Choreographed saga (event-driven)
Who uses it: Team that already uses an event bus
No central coordinator — services react to events
Order Placed → Payment listens, charges, emits PaymentSucceeded
PaymentSucceeded → Inventory listens, reserves, emits InventoryReserved
Failure events trigger compensation handlers
Saga state distributed across services
Why this works: Choreography removes the orchestrator at the cost of traceability — the diagram shows a chain of events rather than a central driver, which scales well but makes debugging harder because the saga's state is implicit in event flow.
Saga with timeouts and retries
Who uses it: Team handling transient failures gracefully
Each step has a retry policy (e.g. 3 attempts with backoff)
Each step has a timeout (after which it's treated as failed)

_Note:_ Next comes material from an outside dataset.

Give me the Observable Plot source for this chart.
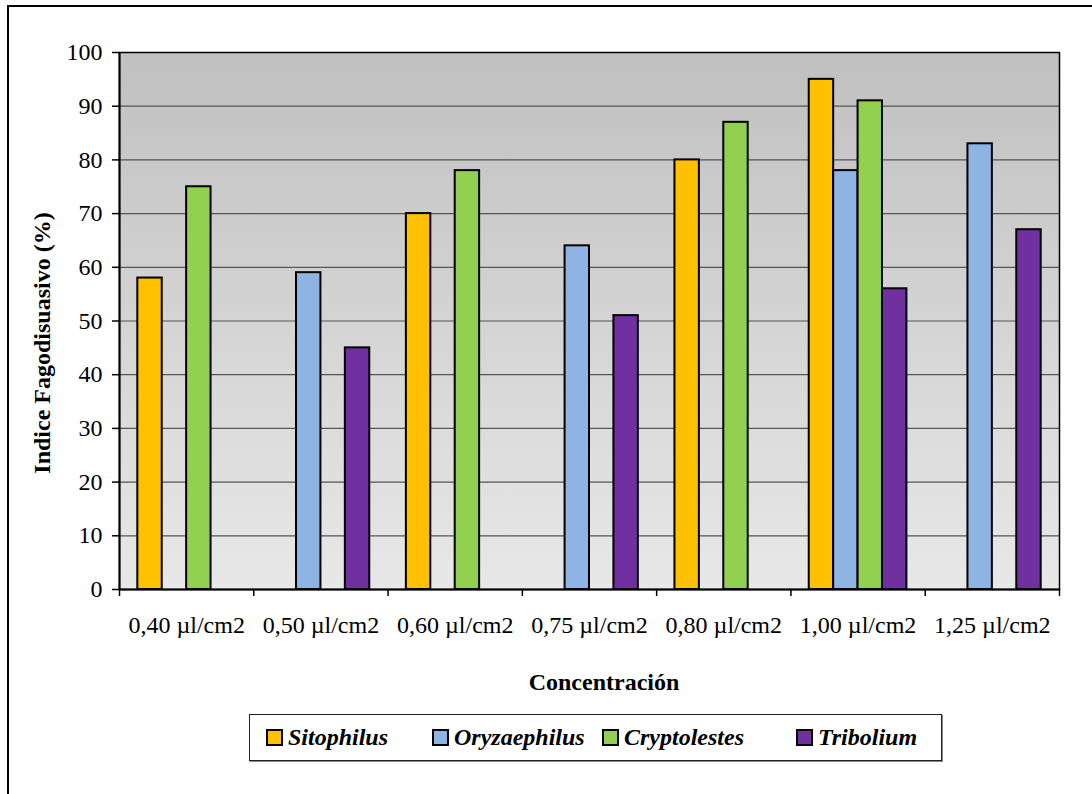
<!DOCTYPE html>
<html>
<head>
<meta charset="utf-8">
<script src="https://cdn.jsdelivr.net/npm/d3@7"></script>
<script src="https://cdn.jsdelivr.net/npm/@observablehq/plot@0.6"></script>
<style>
  html, body { margin: 0; padding: 0; background: #fff; }
  #wrap { position: relative; width: 1092px; height: 794px; overflow: hidden; font-family: "Liberation Serif", "Times New Roman", serif; }
  #border { position: absolute; left: 7px; top: 5px; width: 1200px; height: 1000px; border-left: 2px solid #000; border-top: 2px solid #000; }
  #chart { position: absolute; left: 0; top: 0; }
  .ytitle { position: absolute; left: 42px; top: 343px; transform: translate(-50%, -50%) rotate(-90deg); white-space: nowrap; font-weight: bold; font-size: 24px; }
  .xtitle { position: absolute; left: 604px; top: 682px; transform: translate(-50%, -50%); white-space: nowrap; font-weight: bold; font-size: 24px; }
  #legend { position: absolute; left: 249px; top: 714px; width: 691px; height: 45px; border: 1px solid #222; box-shadow: 1px 1px 0 #888; background: #fff; }
  .item { position: absolute; top: 0; height: 45px; display: flex; align-items: center; font-weight: bold; font-style: italic; font-size: 24px; white-space: nowrap; }
  .sw { width: 13px; height: 13px; border: 2px solid #000; margin-right: 5px; }
</style>
</head>
<body>
<div id="wrap">
  <div id="border"></div>
  <svg width="0" height="0" style="position:absolute">
    <defs>
      <linearGradient id="bg" x1="0" y1="0" x2="0" y2="1">
        <stop offset="0%" stop-color="#c0c0c0"></stop>
        <stop offset="100%" stop-color="#e8e8e8"></stop>
      </linearGradient>
    </defs>
  </svg>
  <div id="chart"></div>
  <div class="ytitle">Indice Fagodisuasivo (%)</div>
  <div class="xtitle">Concentración</div>
  <div id="legend"></div>
</div>
<script>
// ---- data ----
const categories = ["0,40 µl/cm2", "0,50 µl/cm2", "0,60 µl/cm2", "0,75 µl/cm2", "0,80 µl/cm2", "1,00 µl/cm2", "1,25 µl/cm2"];
const species = ["Sitophilus", "Oryzaephilus", "Cryptolestes", "Tribolium"];
const sitophilus   = [58, null, 70, null, 80, 95, null];
const oryzaephilus = [null, 59, null, 64, null, 78, 83];
const cryptolestes = [75, null, 78, null, 87, 91, null];
const tribolium    = [null, 45, null, 51, null, 56, 67];
const yTicks = [0, 10, 20, 30, 40, 50, 60, 70, 80, 90, 100];
const colors = ["#FFC000", "#8EB4E3", "#92D050", "#7030A0"];

// ---- table ----
const series = [sitophilus, oryzaephilus, cryptolestes, tribolium];
const gapWidth = 1.5; // Excel gap width 150%
const slots = species.length + gapWidth;
const rows = [];
categories.forEach((c, i) => {
  series.forEach((vals, j) => {
    const v = vals[i];
    if (v == null) return;
    const x1 = i + (gapWidth / 2 + j) / slots;
    rows.push({category: c, species: species[j], value: v, x1, x2: x1 + 1 / slots});
  });
});
const boundaries = d3.range(0, categories.length + 1);
const centers = categories.map((c, i) => i + 0.5);

const chart = Plot.plot({
  width: 1092,
  height: 794,
  marginLeft: 119,
  marginRight: 33,
  marginTop: 52,
  marginBottom: 205,
  style: {fontFamily: "'Liberation Serif', 'Times New Roman', serif", fontSize: "24px", background: "transparent", color: "#000"},
  x: {type: "linear", domain: [0, categories.length]},
  y: {domain: [0, 100]},
  color: {domain: species, range: colors},
  marks: [
    Plot.frame({fill: "url(#bg)", stroke: "none"}),
    Plot.gridY({ticks: yTicks.slice(1, -1), stroke: "#555", strokeOpacity: 1, strokeWidth: 1.2}),
    Plot.rectY(rows, {x1: "x1", x2: "x2", y: "value", fill: "species", stroke: "#000", strokeWidth: 2, inset: 0}),
    Plot.frame({stroke: "#000", strokeWidth: 1.5}),
    Plot.ruleY([0], {stroke: "#000", strokeWidth: 2}),
    Plot.ruleX([0], {stroke: "#000", strokeWidth: 2}),
    Plot.axisY({ticks: yTicks, tickSize: 7, tickPadding: 10, label: null, tickFormat: d => String(d), strokeWidth: 1.5}),
    Plot.axisX({ticks: boundaries, tickSize: 7, tickFormat: () => "", label: null, strokeWidth: 1.5}),
    Plot.axisX({ticks: centers, tickSize: 0, tickPadding: 26, tickFormat: d => categories[Math.round(d - 0.5)], label: null})
  ]
});
document.getElementById("chart").appendChild(chart);

// ---- legend ----
const legendX = [16, 182, 352, 546];
const legend = document.getElementById("legend");
species.forEach((s, j) => {
  const item = document.createElement("div");
  item.className = "item";
  item.style.left = legendX[j] + "px";
  const sw = document.createElement("div");
  sw.className = "sw";
  sw.style.background = colors[j];
  const t = document.createElement("span");
  t.textContent = s;
  item.appendChild(sw);
  item.appendChild(t);
  legend.appendChild(item);
});
</script>
</body>
</html>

Persistent step state survives orchestrator restarts
Timeout triggers compensation, not just a retry loop
Idempotency keys prevent duplicate effects on retry
Why this works: Real sagas need timeouts and retries — the diagram adds those policies on each step's arrows, because without them a transient network blip becomes a stuck saga, and without idempotency a retry becomes a double charge.
Parallel saga branches
Who uses it: Team where some steps can run in parallel
Orchestrator forks: e.g. Notify Customer + Update Analytics in parallel
Both branches must succeed before continuing
Compensation triggers on either branch fails
Reduces total saga latency
More complex to reason about than serial
Why this works: Parallel branches cut latency when steps are independent — the diagram shows a fork/join in the forward path, with compensation triggered when any branch fails, trading complexity for speed.